Farooq Abdullah, the veteran politician from J&K, believes India's stance on the ongoing Israel-Palestine war is what poked Qatar to hasten in sentencing the eight former Indian Naval veterans to death, Reports ETV Bharat's Saurabh Sharma

Jammu (J&K): Former Chief Minister of Jammu and Kashmir Dr Farooq Abdullah on Monday said he believed that Qatar sentencing eight former Indian Naval veterans to death could be a fallout of India's stance on the ongoing Israel-Palestine war.

Speaking to ETV Bharat over the phone, Abdullah said Qatar was sitting on the issue for three years and it was surprising that the judgment came around the time India was trying to strike a balance between maintaining its friendly relations with Israel and showing some sympathy for the Palestinian cause. A clear tilt towards the former was seen when India refused to back a UN General Assembly vote on the Gaza ceasefire on October 27.

On October 26, a court in Qatar sentenced eight former Indian Navy officers, who had been working for a private company, to death. India's Ministry of External said that it was “deeply shocked” by the judgment and was looking at all legal options. The charges against the eight were not made public, however, according to media reports, they were detained on suspicion of passing down classified information to a third country.

Asked whether India's attitude on the issue of Hamas and Palestine could be the reason for Qatar's decision, Dr Abdullah said, “They (Qatar) were sitting on that issue for three years. But nothing happened. Now the judgment has come. You saw that Qatar immediately sentenced those (former) navy personnel to death. Judgment comes after waiting for three years, this shows that people there too (Qatar government) may not want to agree with us on what our (India's) stand is."

The veteran politician expressed disappointment over the attitude of the Indian government on the issue of Palestine. “We (India) have always spoken in favour of Palestine. However, the statement given by the Prime Minister was completely against that stand. But later, Ministry of External Affairs clarified that our policy has been the same."

On October 7, the day Hamas ignited the war with a brutal incursion into Israel, Prime Minister Narendra Modi said India stood in solidarity with Israel. “Deeply shocked by the news of terrorist attacks in Israel. Our thoughts and prayers are with the innocent victims and their families. We stand in solidarity with Israel at this difficult hour,” Modi posted on X.
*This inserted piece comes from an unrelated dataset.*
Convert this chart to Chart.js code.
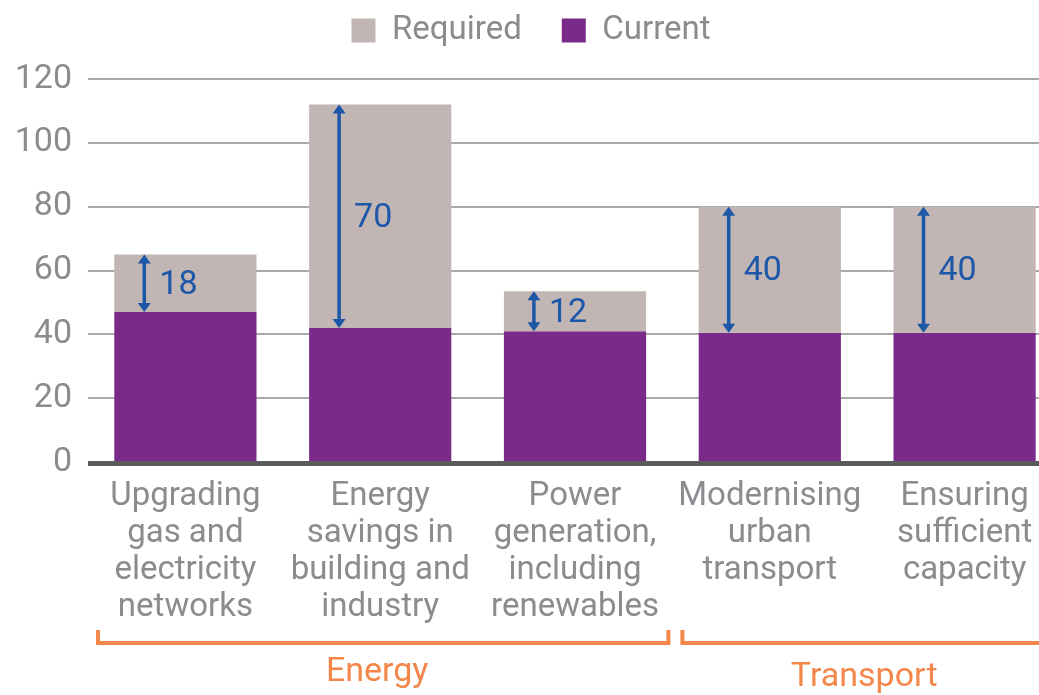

Days later, the Ministry of External Affairs had to issue a statement reiterating its long-standing stance that India supported the establishment of a "sovereign, independent and viable state of Palestine". However, abstaining from the UN resolution in favour of a ceasefire in Gaza, where Israel has killed over 8,000 people including nearly 3,500 children, was a major indicator of the shifting stances in BJP-ruled India.

"It was not good to abstain from the United Nations resolution which was asking for humanitarian aid for Palestine. That was very wrong and because of that our friends in Arab countries would have felt very bad about it," Abdullah opined.